The six Palestinians who spoke to AP said they paid up to $2,000 per person through bank and cryptocurrency transfers.
They said the website indicated they'd be taken to South Africa, Indonesia, or Malaysia but did not give an option to choose. When the flight was ready, the Palestinians received messages telling them to meet at a location where they were transported by bus out of Gaza to Israel, searched and allowed to take a few belongings onto the plane.
American-Israeli businessman Moti Kahana signed a contract in August, shared with AP, to organize a flight for Ad Kan.
Kahana said he was approached to help arrange a flight for more than 300 Palestinians to Indonesia from Ramon airport, in southern Israel.
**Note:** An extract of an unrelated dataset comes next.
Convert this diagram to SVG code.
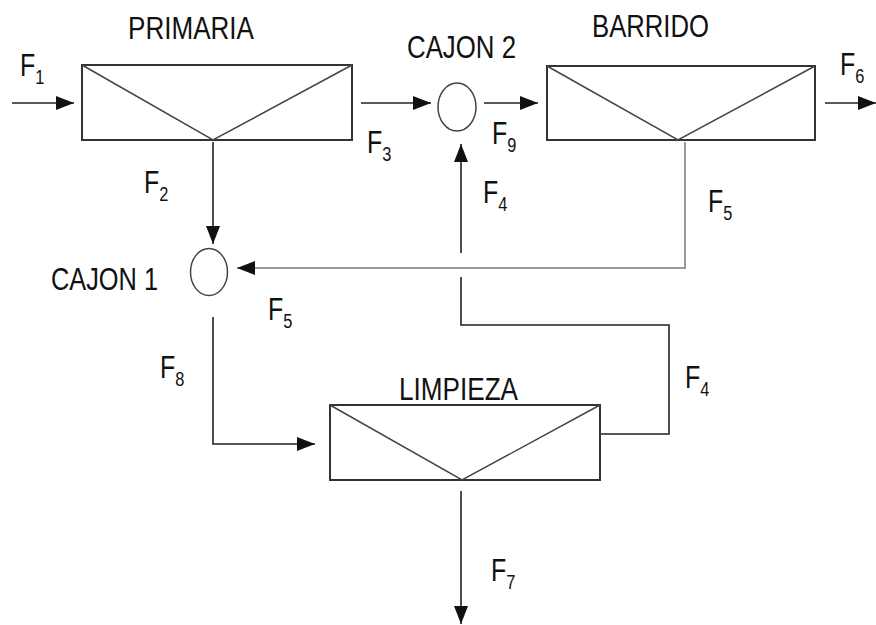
<svg xmlns="http://www.w3.org/2000/svg" width="876" height="625" viewBox="0 0 876 625">
<style>
.box{fill:#fff;stroke:#333;stroke-width:2}
.diag{fill:none;stroke:#444;stroke-width:1.5}
.cir{fill:#fff;stroke:#444;stroke-width:1.5}
.ln{fill:none;stroke:#222;stroke-width:1.6}
.gr{fill:none;stroke:#9a9a9a;stroke-width:2}
.t{font-family:"Liberation Sans",Arial,sans-serif;font-size:32px;fill:#111}
.sub{font-size:21px}
</style>
<defs>
<marker id="ah" viewBox="0 0 18 14" refX="18" refY="7" markerWidth="18" markerHeight="14" markerUnits="userSpaceOnUse" orient="auto">
<path d="M0,0 L18,7 L0,14 Z" fill="#111"/>
</marker>
</defs>
<rect width="876" height="625" fill="#fff"/>
<g id="connectors">
<path class="ln" d="M12,103 H74" marker-end="url(#ah)"/>
<path class="ln" d="M361,103 H431" marker-end="url(#ah)"/>
<path class="ln" d="M484,103 H538" marker-end="url(#ah)"/>
<path class="ln" d="M825,103 H876" marker-end="url(#ah)"/>
<path class="ln" d="M213,142 V244" marker-end="url(#ah)"/>
<path class="gr" d="M685,142 V268 H237" marker-end="url(#ah)"/>
<path class="ln" d="M213,317 V444 H315" marker-end="url(#ah)"/>
<path class="ln" d="M600,434 H669 V325 H461 V277 M461,253 V144" marker-end="url(#ah)"/>
<path class="ln" d="M461,491 V624" marker-end="url(#ah)"/>
</g>
<g id="primaria">
<rect class="box" x="82" y="65" width="270" height="75"/>
<path class="diag" d="M82,65 L213,140 L352,65"/>
<text class="t" x="128" y="39" textLength="126" lengthAdjust="spacingAndGlyphs">PRIMARIA</text>
</g>
<g id="barrido">
<rect class="box" x="547" y="66" width="268" height="74"/>
<path class="diag" d="M547,66 L678,140 L815,66"/>
<text class="t" x="592" y="37" textLength="117" lengthAdjust="spacingAndGlyphs">BARRIDO</text>
</g>
<g id="limpieza">
<rect class="box" x="330" y="405" width="270" height="75"/>
<path class="diag" d="M330,405 L462,480 L600,405"/>
<text class="t" x="399" y="400" textLength="119" lengthAdjust="spacingAndGlyphs">LIMPIEZA</text>
</g>
<g id="cajon2">
<ellipse class="cir" cx="457" cy="107" rx="19" ry="24"/>
<text class="t" x="407" y="58" textLength="109" lengthAdjust="spacingAndGlyphs">CAJON 2</text>
</g>
<g id="cajon1">
<ellipse class="cir" cx="209" cy="272" rx="18.5" ry="23.5"/>
<text class="t" x="51" y="290" textLength="107" lengthAdjust="spacingAndGlyphs">CAJON 1</text>
</g>
<g id="labels">
<text class="t" transform="translate(20,76) scale(0.78,1)">F<tspan class="sub" dy="8">1</tspan></text>
<text class="t" transform="translate(144,193) scale(0.78,1)">F<tspan class="sub" dy="8">2</tspan></text>
<text class="t" transform="translate(367,153) scale(0.78,1)">F<tspan class="sub" dy="8">3</tspan></text>
<text class="t" transform="translate(492,144) scale(0.78,1)">F<tspan class="sub" dy="8">9</tspan></text>
<text class="t" transform="translate(483,203) scale(0.78,1)">F<tspan class="sub" dy="8">4</tspan></text>
<text class="t" transform="translate(708,212) scale(0.78,1)">F<tspan class="sub" dy="8">5</tspan></text>
<text class="t" transform="translate(268,320) scale(0.78,1)">F<tspan class="sub" dy="8">5</tspan></text>
<text class="t" transform="translate(160,378) scale(0.78,1)">F<tspan class="sub" dy="8">8</tspan></text>
<text class="t" transform="translate(685,388) scale(0.78,1)">F<tspan class="sub" dy="8">4</tspan></text>
<text class="t" transform="translate(491,581) scale(0.78,1)">F<tspan class="sub" dy="8">7</tspan></text>
<text class="t" transform="translate(840,75) scale(0.78,1)">F<tspan class="sub" dy="8">6</tspan></text>
</g>
</svg>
The contract with Ad Kan stated that his company would provide a "flight rescue service" for a minimum payment of $750,000.
But during planning, the route was changed to South Africa, he said, and his participation with the flights ended.
After the second South Africa-bound flight landed in November, the government revoked its 90-day visa exemptions for Palestinian passport holders, citing "deliberate and ongoing abuse" by Israelis linked to emigration efforts.
Kahana said Ach told him about Ad Kan's connection to Al-Majd, describing it as run by both Arabs and Israelis in Israel but not wanting to promote its Israeli ties.
"It's the same people, the same company, different names," Kahana said. "They have a group of Arab-speaking people that answer the phone, and they don't want to show Israel involvement; they have like an Arab face to it."
Kahana said Ach's team gave him a spreadsheet listing people who paid for the flights. The document – seen by AP – includes the names of at least 13 people whose families said they registered and paid through Al-Majd and flew to South Africa.
Al-Majd's website says it was founded in 2010 in Germany and has an office in East Jerusalem, without providing an address. The company doesn't appear in online databases for registered German charities or businesses.
It's unclear if Ad Kan was working directly with Israel's government, but Palestinians need Israeli permission to leave Gaza. Muayad Saidam, a Palestinian identified on the group's website as its Gaza humanitarian project manager, told AP in a phone call to the number listed on Al-Majd's website that he didn't know of Ad Kan or Ach but acknowledged that travel arrangements for Palestinians must be made with Israeli authorities.